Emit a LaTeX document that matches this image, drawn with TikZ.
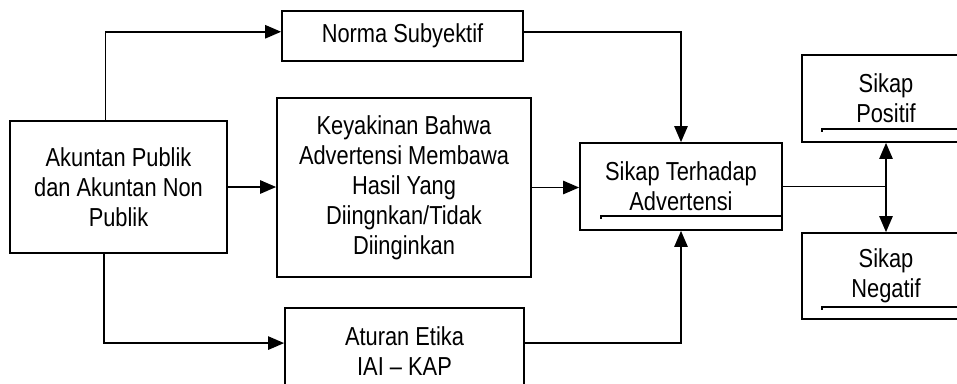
\documentclass[tikz,border=0pt]{standalone}
\usepackage{fontspec}
\setmainfont[FakeStretch=0.84]{Liberation Sans}
\usetikzlibrary{arrows.meta}
\tikzset{
  kotak/.style={draw, line width=1.3pt, align=center, inner sep=0pt},
  garis/.style={line width=1pt},
}
\begin{document}
\begin{tikzpicture}[x=0.75pt, y=-0.75pt, font=\fontsize{19.5}{22.5}\selectfont]
      \useasboundingbox (0,0) rectangle (957,383);
      \clip (0,0) rectangle (957,383);
      \node[kotak, minimum width=162.75pt, minimum height=99pt] (akuntan) at (118.5,187) {Akuntan Publik\\dan Akuntan Non\\Publik};
      \node[kotak, minimum width=180.75pt, minimum height=37.5pt] (norma) at (402.5,36) {Norma Subyektif};
      \node[kotak, minimum width=190.5pt, minimum height=134.25pt] (keyakinan) at (404,187.5) {Keyakinan Bahwa\\Advertensi Membawa\\Hasil Yang\\Diingnkan/Tidak\\Diinginkan};
      \node[kotak, minimum width=179.25pt, minimum height=65.25pt] (aturan) at (404.5,351.5) {Aturan Etika\\IAI -- KAP};
      \node[kotak, minimum width=151.5pt, minimum height=65.25pt] (terhadap) at (681,186.5) {Sikap Terhadap\\Advertensi};
      \node[kotak, minimum width=126pt, minimum height=65.25pt] (positif) at (886,98.5) {Sikap\\Positif};
      \node[kotak, minimum width=126pt, minimum height=64.5pt] (negatif) at (886,276) {Sikap\\Negatif};
      % garis bawah di dalam kotak
      \draw[garis] ([shift={(22,-12)}]terhadap.south west) |- ([shift={(0,-15)}]terhadap.south east);
      \draw[garis] ([shift={(21,-11)}]positif.south west) |- ([shift={(0,-14)}]positif.south east);
      \draw[garis] ([shift={(21,-10)}]negatif.south west) |- ([shift={(0,-13)}]negatif.south east);
      \begin{scope}[line width=1.2pt, -{Triangle[length=12pt,width=10pt]}]
        \draw (akuntan.101) |- (norma.178);
        \draw (akuntan.east) -- (akuntan.east -| keyakinan.west);
        \draw (akuntan.-102) |- (aturan.176);
        \draw (norma.2) -| (terhadap.north);
        \draw (keyakinan.east) -- (keyakinan.east -| terhadap.west);
        \draw (aturan.4) -| (terhadap.south);
        \draw[{Triangle[length=12pt,width=10pt]}-{Triangle[length=12pt,width=10pt]}] (positif.south) -- (negatif.north);
        \draw[-] (terhadap.east) -- (terhadap.east -| positif.south);
      \end{scope}
    \end{tikzpicture}
\end{document}
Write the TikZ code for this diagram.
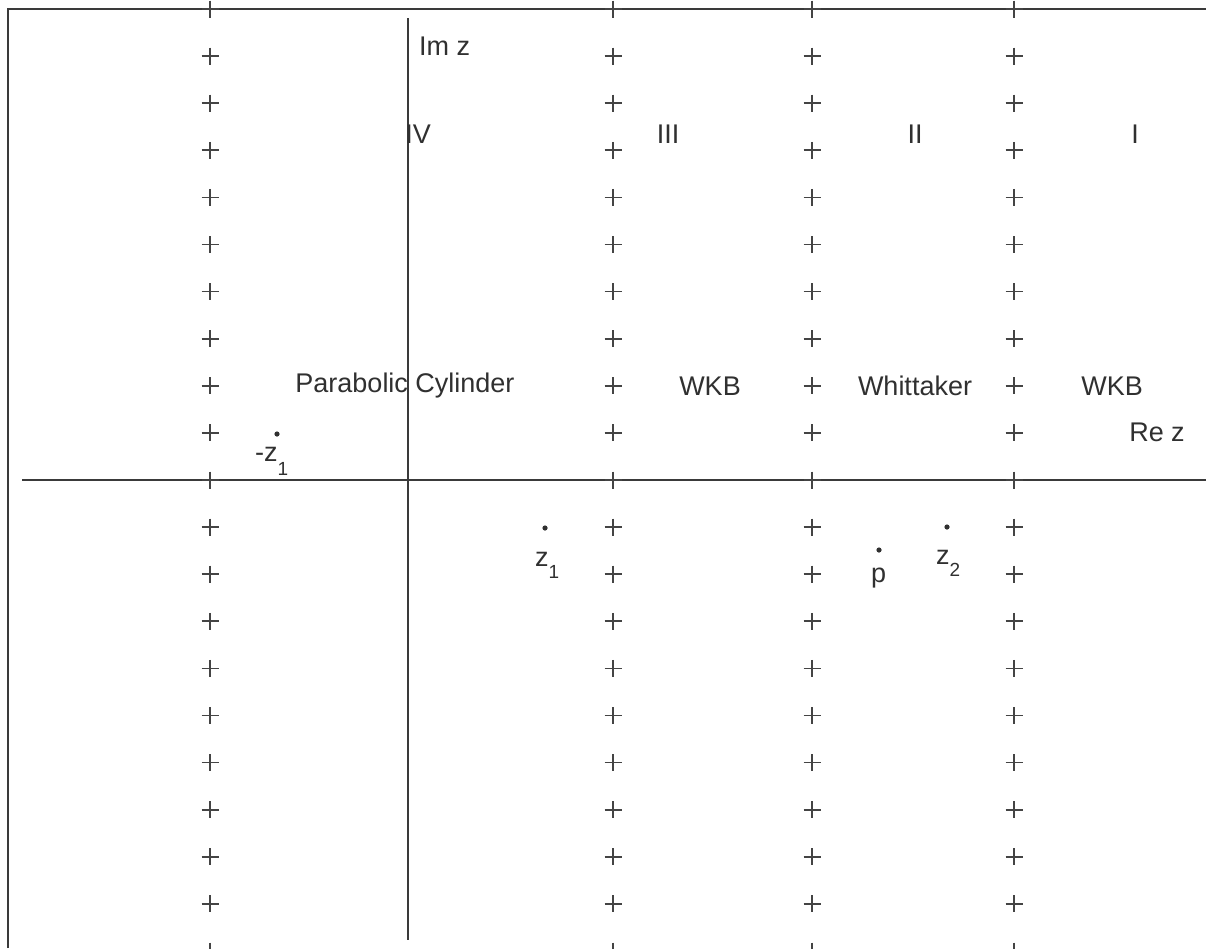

● ● ● ● ●

- WHAT IS BEING ASKED
Quote the data above in full and without alteration; skip the pictures.

- FINAL RESULT
Emit a LaTeX document that matches this image, drawn with TikZ.
\documentclass[tikz,border=0pt]{standalone}
\usepackage{fontspec}
\setmainfont[FakeStretch=0.84]{Liberation Sans}
\usetikzlibrary{arrows.meta}
\tikzset{
  kotak/.style={draw, line width=1.3pt, align=center, inner sep=0pt},
  garis/.style={line width=1pt},
}
\begin{document}
\begin{tikzpicture}[x=0.75pt, y=-0.75pt, font=\fontsize{19.5}{22.5}\selectfont]
      \useasboundingbox (0,0) rectangle (957,383);
      \clip (0,0) rectangle (957,383);
      \node[kotak, minimum width=162.75pt, minimum height=99pt] (akuntan) at (118.5,187) {Akuntan Publik\\dan Akuntan Non\\Publik};
      \node[kotak, minimum width=180.75pt, minimum height=37.5pt] (norma) at (402.5,36) {Norma Subyektif};
      \node[kotak, minimum width=190.5pt, minimum height=134.25pt] (keyakinan) at (404,187.5) {Keyakinan Bahwa\\Advertensi Membawa\\Hasil Yang\\Diingnkan/Tidak\\Diinginkan};
      \node[kotak, minimum width=179.25pt, minimum height=65.25pt] (aturan) at (404.5,351.5) {Aturan Etika\\IAI -- KAP};
      \node[kotak, minimum width=151.5pt, minimum height=65.25pt] (terhadap) at (681,186.5) {Sikap Terhadap\\Advertensi};
      \node[kotak, minimum width=126pt, minimum height=65.25pt] (positif) at (886,98.5) {Sikap\\Positif};
      \node[kotak, minimum width=126pt, minimum height=64.5pt] (negatif) at (886,276) {Sikap\\Negatif};
      % garis bawah di dalam kotak
      \draw[garis] ([shift={(22,-12)}]terhadap.south west) |- ([shift={(0,-15)}]terhadap.south east);
      \draw[garis] ([shift={(21,-11)}]positif.south west) |- ([shift={(0,-14)}]positif.south east);
      \draw[garis] ([shift={(21,-10)}]negatif.south west) |- ([shift={(0,-13)}]negatif.south east);
      \begin{scope}[line width=1.2pt, -{Triangle[length=12pt,width=10pt]}]
        \draw (akuntan.101) |- (norma.178);
        \draw (akuntan.east) -- (akuntan.east -| keyakinan.west);
        \draw (akuntan.-102) |- (aturan.176);
        \draw (norma.2) -| (terhadap.north);
        \draw (keyakinan.east) -- (keyakinan.east -| terhadap.west);
        \draw (aturan.4) -| (terhadap.south);
        \draw[{Triangle[length=12pt,width=10pt]}-{Triangle[length=12pt,width=10pt]}] (positif.south) -- (negatif.north);
        \draw[-] (terhadap.east) -- (terhadap.east -| positif.south);
      \end{scope}
    \end{tikzpicture}
\end{document}
Write the TikZ code for this diagram.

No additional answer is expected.